## PROBLEM STATEMENT
Transcribe the listing that follows in full, omitting pictures.

###

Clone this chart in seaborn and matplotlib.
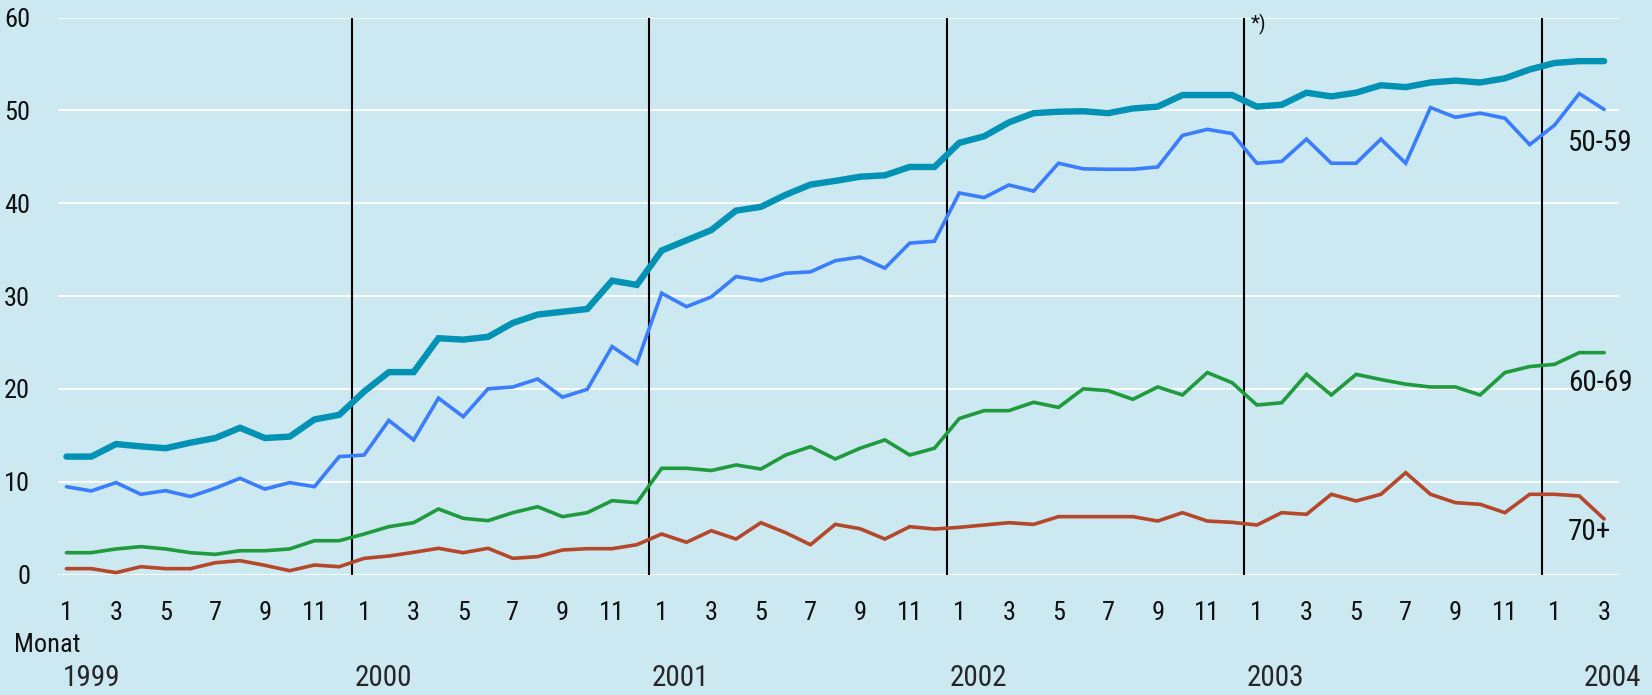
import numpy as np
import pandas as pd
import matplotlib
matplotlib.use("Agg")
import matplotlib.pyplot as plt
from matplotlib import font_manager
import seaborn as sns

# ---- data -------------------------------------------------------------
years = [1999, 2000, 2001, 2002, 2003, 2004]
month_numbers = list(range(1, 13)) * 5 + [1, 2, 3]

total = [12.7, 12.7, 14.05, 13.8, 13.6, 14.2, 14.7, 15.8, 14.7, 14.85, 16.7, 17.2,
         19.7, 21.8, 21.8, 25.45, 25.3, 25.6, 27.1, 28.0, 28.3, 28.6, 31.65, 31.2,
         34.9, 36.0, 37.1, 39.2, 39.6, 40.9, 42.0, 42.4, 42.85, 43.0, 43.9, 43.9,
         46.5, 47.2, 48.7, 49.7, 49.85, 49.9, 49.7, 50.2, 50.4, 51.65, 51.65, 51.65,
         50.4, 50.6, 51.9, 51.5, 51.9, 52.7, 52.5, 53.0, 53.2, 53.0, 53.45, 54.4,
         55.1, 55.3, 55.3]
age_50_59 = [9.46, 9.0, 9.9, 8.64, 9.03, 8.4, 9.3, 10.36, 9.2, 9.9, 9.46, 12.7,
             12.87, 16.6, 14.5, 19.0, 17.0, 20.0, 20.2, 21.06, 19.1, 19.95, 24.55, 22.75,
             30.3, 28.85, 29.9, 32.1, 31.65, 32.45, 32.6, 33.8, 34.2, 33.0, 35.7, 35.9,
             41.1, 40.6, 41.96, 41.3, 44.3, 43.7, 43.65, 43.65, 43.9, 47.3, 47.95, 47.5,
             44.3, 44.5, 46.9, 44.3, 44.3, 46.9, 44.3, 50.3, 49.25, 49.7, 49.15, 46.3,
             48.4, 51.8, 50.1]
age_60_69 = [2.35, 2.35, 2.75, 3.0, 2.75, 2.35, 2.17, 2.56, 2.56, 2.75, 3.64, 3.64,
             4.36, 5.15, 5.58, 7.06, 6.05, 5.8, 6.66, 7.3, 6.23, 6.66, 7.95, 7.74,
             11.44, 11.44, 11.2, 11.8, 11.36, 12.87, 13.77, 12.44, 13.6, 14.5, 12.87, 13.6,
             16.8, 17.65, 17.65, 18.55, 18.0, 20.0, 19.8, 18.87, 20.2, 19.34, 21.75, 20.66,
             18.26, 18.5, 21.56, 19.34, 21.56, 21.0, 20.5, 20.2, 20.2, 19.34, 21.75, 22.4,
             22.64, 23.9, 23.9]
age_70_plus = [0.63, 0.63, 0.2, 0.84, 0.63, 0.63, 1.27, 1.49, 0.99, 0.41, 1.02, 0.84,
               1.74, 1.99, 2.39, 2.82, 2.35, 2.82, 1.74, 1.92, 2.64, 2.78, 2.78, 3.21,
               4.36, 3.47, 4.72, 3.82, 5.58, 4.5, 3.21, 5.4, 4.93, 3.82, 5.15, 4.9,
               5.08, 5.33, 5.58, 5.4, 6.23, 6.23, 6.23, 6.23, 5.76, 6.66, 5.76, 5.62,
               5.33, 6.66, 6.48, 8.64, 7.92, 8.64, 10.97, 8.64, 7.74, 7.56, 6.66, 8.64,
               8.64, 8.46, 5.98]

series_names = ["Insgesamt", "50-59", "60-69", "70+"]
series_labels = ["", "50-59", "60-69", "70+"]
y_ticks = [0, 10, 20, 30, 40, 50, 60]

# ---- style ------------------------------------------------------------
BG = "#cce8f0"
colors = {"Insgesamt": "#0092b5", "50-59": "#3b7dff", "60-69": "#1f9a3d", "70+": "#b5482a"}
widths = {"Insgesamt": 4.6, "50-59": 2.6, "60-69": 2.6, "70+": 2.6}

sns.set_theme(style="white")

# pick a condensed face if one is available
fam = None
stretch = "normal"
entries = font_manager.fontManager.ttflist
names = {f.name for f in entries}
for cand in ["Liberation Sans Narrow", "Roboto Condensed", "Open Sans Condensed",
             "Noto Sans Condensed", "DejaVu Sans Condensed", "Arial Narrow"]:
    if cand in names:
        fam = cand
        break
if fam is None:
    for f in entries:
        st = str(f.stretch).lower()
        if f.name in ("DejaVu Sans", "Noto Sans", "Roboto", "Open Sans", "Liberation Sans") and \
                ("condensed" in st or st in ("500", "300", "400") and False):
            fam = f.name
            stretch = "condensed"
            break
if fam is None:
    for f in entries:
        if "narrow" in f.name.lower() or "condensed" in f.name.lower():
            fam = f.name
            break
if fam is None:
    fam = "Liberation Sans"

plt.rcParams["font.family"] = [fam, "DejaVu Sans"]
plt.rcParams["font.stretch"] = stretch

n = len(total)
idx = np.arange(n)
df = pd.DataFrame({"idx": np.tile(idx, 4),
                   "value": np.concatenate([total, age_50_59, age_60_69, age_70_plus]),
                   "series": np.repeat(series_names, n)})

fig = plt.figure(figsize=(16.52, 6.95), dpi=100, facecolor=BG)
ax = fig.add_axes([58 / 1652, 1 - 574.5 / 695, (1619 - 58) / 1652, (574.5 - 17.5) / 695])
ax.set_facecolor(BG)

for yv in y_ticks:
    ax.axhline(yv, color="white", lw=1.3, zorder=0)

# year separators
n_years = len(years) - 1
for k in range(1, n_years + 1):
    ax.plot([12 * k - 0.5, 12 * k - 0.5], [0, 60], color="black", lw=1.5, zorder=1,
            solid_capstyle="butt")

for s in series_names:
    sub = df[df["series"] == s]
    sns.lineplot(data=sub, x="idx", y="value", ax=ax, color=colors[s], lw=widths[s],
                 legend=False, zorder=3, clip_on=False, solid_joinstyle="miter")

ax.set_xlim(-0.34, 62.6)
ax.set_ylim(0, 60)
for sp in ax.spines.values():
    sp.set_visible(False)
ax.set_xlabel("")
ax.set_ylabel("")

tick_pos = [i for i in idx if month_numbers[i] % 2 == 1]
ax.set_xticks(tick_pos)
ax.set_xticklabels([str(month_numbers[i]) for i in tick_pos], fontsize=19, color="#111111")
ax.set_yticks(y_ticks)
ax.set_yticklabels([str(v) for v in y_ticks], fontsize=19, color="#111111")
ax.tick_params(axis="x", length=0, pad=19)
ax.tick_params(axis="y", length=0, pad=20)
for lab in ax.get_yticklabels():
    lab.set_horizontalalignment("right")

# "Monat" and year labels
fig.text(14 / 1652, 1 - 645 / 695, "Monat", fontsize=19, va="center", ha="left", color="#111111")
trans = matplotlib.transforms.blended_transform_factory(ax.transData, fig.transFigure)
year_y = 1 - 678 / 695
ax.text(-0.15, year_y, str(years[0]), transform=trans, fontsize=21, va="center", ha="left")
for k in range(1, n_years):
    ax.text(12 * k - 0.4, year_y, str(years[k]), transform=trans, fontsize=21, va="center", ha="left")
ax.text(63.5, year_y, str(years[-1]), transform=trans, fontsize=21, va="center", ha="right")

# series labels
label_y = {"50-59": 46.5, "60-69": 20.6, "70+": 4.6}
for s, lab in zip(series_names, series_labels):
    if lab:
        ax.text(60.55, label_y[s], lab, fontsize=21, va="center", ha="left", color="#111111")

ax.text(47.75, 59.3, "*)", fontsize=15, va="center", ha="left", color="#111111")

fig.savefig("out.png", dpi=100, facecolor=BG)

###

## THE REPLY
Clone this chart in seaborn and matplotlib.
import numpy as np
import pandas as pd
import matplotlib
matplotlib.use("Agg")
import matplotlib.pyplot as plt
from matplotlib import font_manager
import seaborn as sns

# ---- data -------------------------------------------------------------
years = [1999, 2000, 2001, 2002, 2003, 2004]
month_numbers = list(range(1, 13)) * 5 + [1, 2, 3]

total = [12.7, 12.7, 14.05, 13.8, 13.6, 14.2, 14.7, 15.8, 14.7, 14.85, 16.7, 17.2,
         19.7, 21.8, 21.8, 25.45, 25.3, 25.6, 27.1, 28.0, 28.3, 28.6, 31.65, 31.2,
         34.9, 36.0, 37.1, 39.2, 39.6, 40.9, 42.0, 42.4, 42.85, 43.0, 43.9, 43.9,
         46.5, 47.2, 48.7, 49.7, 49.85, 49.9, 49.7, 50.2, 50.4, 51.65, 51.65, 51.65,
         50.4, 50.6, 51.9, 51.5, 51.9, 52.7, 52.5, 53.0, 53.2, 53.0, 53.45, 54.4,
         55.1, 55.3, 55.3]
age_50_59 = [9.46, 9.0, 9.9, 8.64, 9.03, 8.4, 9.3, 10.36, 9.2, 9.9, 9.46, 12.7,
             12.87, 16.6, 14.5, 19.0, 17.0, 20.0, 20.2, 21.06, 19.1, 19.95, 24.55, 22.75,
             30.3, 28.85, 29.9, 32.1, 31.65, 32.45, 32.6, 33.8, 34.2, 33.0, 35.7, 35.9,
             41.1, 40.6, 41.96, 41.3, 44.3, 43.7, 43.65, 43.65, 43.9, 47.3, 47.95, 47.5,
             44.3, 44.5, 46.9, 44.3, 44.3, 46.9, 44.3, 50.3, 49.25, 49.7, 49.15, 46.3,
             48.4, 51.8, 50.1]
age_60_69 = [2.35, 2.35, 2.75, 3.0, 2.75, 2.35, 2.17, 2.56, 2.56, 2.75, 3.64, 3.64,
             4.36, 5.15, 5.58, 7.06, 6.05, 5.8, 6.66, 7.3, 6.23, 6.66, 7.95, 7.74,
             11.44, 11.44, 11.2, 11.8, 11.36, 12.87, 13.77, 12.44, 13.6, 14.5, 12.87, 13.6,
             16.8, 17.65, 17.65, 18.55, 18.0, 20.0, 19.8, 18.87, 20.2, 19.34, 21.75, 20.66,
             18.26, 18.5, 21.56, 19.34, 21.56, 21.0, 20.5, 20.2, 20.2, 19.34, 21.75, 22.4,
             22.64, 23.9, 23.9]
age_70_plus = [0.63, 0.63, 0.2, 0.84, 0.63, 0.63, 1.27, 1.49, 0.99, 0.41, 1.02, 0.84,
               1.74, 1.99, 2.39, 2.82, 2.35, 2.82, 1.74, 1.92, 2.64, 2.78, 2.78, 3.21,
               4.36, 3.47, 4.72, 3.82, 5.58, 4.5, 3.21, 5.4, 4.93, 3.82, 5.15, 4.9,
               5.08, 5.33, 5.58, 5.4, 6.23, 6.23, 6.23, 6.23, 5.76, 6.66, 5.76, 5.62,
               5.33, 6.66, 6.48, 8.64, 7.92, 8.64, 10.97, 8.64, 7.74, 7.56, 6.66, 8.64,
               8.64, 8.46, 5.98]

series_names = ["Insgesamt", "50-59", "60-69", "70+"]
series_labels = ["", "50-59", "60-69", "70+"]
y_ticks = [0, 10, 20, 30, 40, 50, 60]

# ---- style ------------------------------------------------------------
BG = "#cce8f0"
colors = {"Insgesamt": "#0092b5", "50-59": "#3b7dff", "60-69": "#1f9a3d", "70+": "#b5482a"}
widths = {"Insgesamt": 4.6, "50-59": 2.6, "60-69": 2.6, "70+": 2.6}

sns.set_theme(style="white")

# pick a condensed face if one is available
fam = None
stretch = "normal"
entries = font_manager.fontManager.ttflist
names = {f.name for f in entries}
for cand in ["Liberation Sans Narrow", "Roboto Condensed", "Open Sans Condensed",
             "Noto Sans Condensed", "DejaVu Sans Condensed", "Arial Narrow"]:
    if cand in names:
        fam = cand
        break
if fam is None:
    for f in entries:
        st = str(f.stretch).lower()
        if f.name in ("DejaVu Sans", "Noto Sans", "Roboto", "Open Sans", "Liberation Sans") and \
                ("condensed" in st or st in ("500", "300", "400") and False):
            fam = f.name
            stretch = "condensed"
            break
if fam is None:
    for f in entries:
        if "narrow" in f.name.lower() or "condensed" in f.name.lower():
            fam = f.name
            break
if fam is None:
    fam = "Liberation Sans"

plt.rcParams["font.family"] = [fam, "DejaVu Sans"]
plt.rcParams["font.stretch"] = stretch

n = len(total)
idx = np.arange(n)
df = pd.DataFrame({"idx": np.tile(idx, 4),
                   "value": np.concatenate([total, age_50_59, age_60_69, age_70_plus]),
                   "series": np.repeat(series_names, n)})

fig = plt.figure(figsize=(16.52, 6.95), dpi=100, facecolor=BG)
ax = fig.add_axes([58 / 1652, 1 - 574.5 / 695, (1619 - 58) / 1652, (574.5 - 17.5) / 695])
ax.set_facecolor(BG)

for yv in y_ticks:
    ax.axhline(yv, color="white", lw=1.3, zorder=0)

# year separators
n_years = len(years) - 1
for k in range(1, n_years + 1):
    ax.plot([12 * k - 0.5, 12 * k - 0.5], [0, 60], color="black", lw=1.5, zorder=1,
            solid_capstyle="butt")

for s in series_names:
    sub = df[df["series"] == s]
    sns.lineplot(data=sub, x="idx", y="value", ax=ax, color=colors[s], lw=widths[s],
                 legend=False, zorder=3, clip_on=False, solid_joinstyle="miter")

ax.set_xlim(-0.34, 62.6)
ax.set_ylim(0, 60)
for sp in ax.spines.values():
    sp.set_visible(False)
ax.set_xlabel("")
ax.set_ylabel("")

tick_pos = [i for i in idx if month_numbers[i] % 2 == 1]
ax.set_xticks(tick_pos)
ax.set_xticklabels([str(month_numbers[i]) for i in tick_pos], fontsize=19, color="#111111")
ax.set_yticks(y_ticks)
ax.set_yticklabels([str(v) for v in y_ticks], fontsize=19, color="#111111")
ax.tick_params(axis="x", length=0, pad=19)
ax.tick_params(axis="y", length=0, pad=20)
for lab in ax.get_yticklabels():
    lab.set_horizontalalignment("right")

# "Monat" and year labels
fig.text(14 / 1652, 1 - 645 / 695, "Monat", fontsize=19, va="center", ha="left", color="#111111")
trans = matplotlib.transforms.blended_transform_factory(ax.transData, fig.transFigure)
year_y = 1 - 678 / 695
ax.text(-0.15, year_y, str(years[0]), transform=trans, fontsize=21, va="center", ha="left")
for k in range(1, n_years):
    ax.text(12 * k - 0.4, year_y, str(years[k]), transform=trans, fontsize=21, va="center", ha="left")
ax.text(63.5, year_y, str(years[-1]), transform=trans, fontsize=21, va="center", ha="right")

# series labels
label_y = {"50-59": 46.5, "60-69": 20.6, "70+": 4.6}
for s, lab in zip(series_names, series_labels):
    if lab:
        ax.text(60.55, label_y[s], lab, fontsize=21, va="center", ha="left", color="#111111")

ax.text(47.75, 59.3, "*)", fontsize=15, va="center", ha="left", color="#111111")

fig.savefig("out.png", dpi=100, facecolor=BG)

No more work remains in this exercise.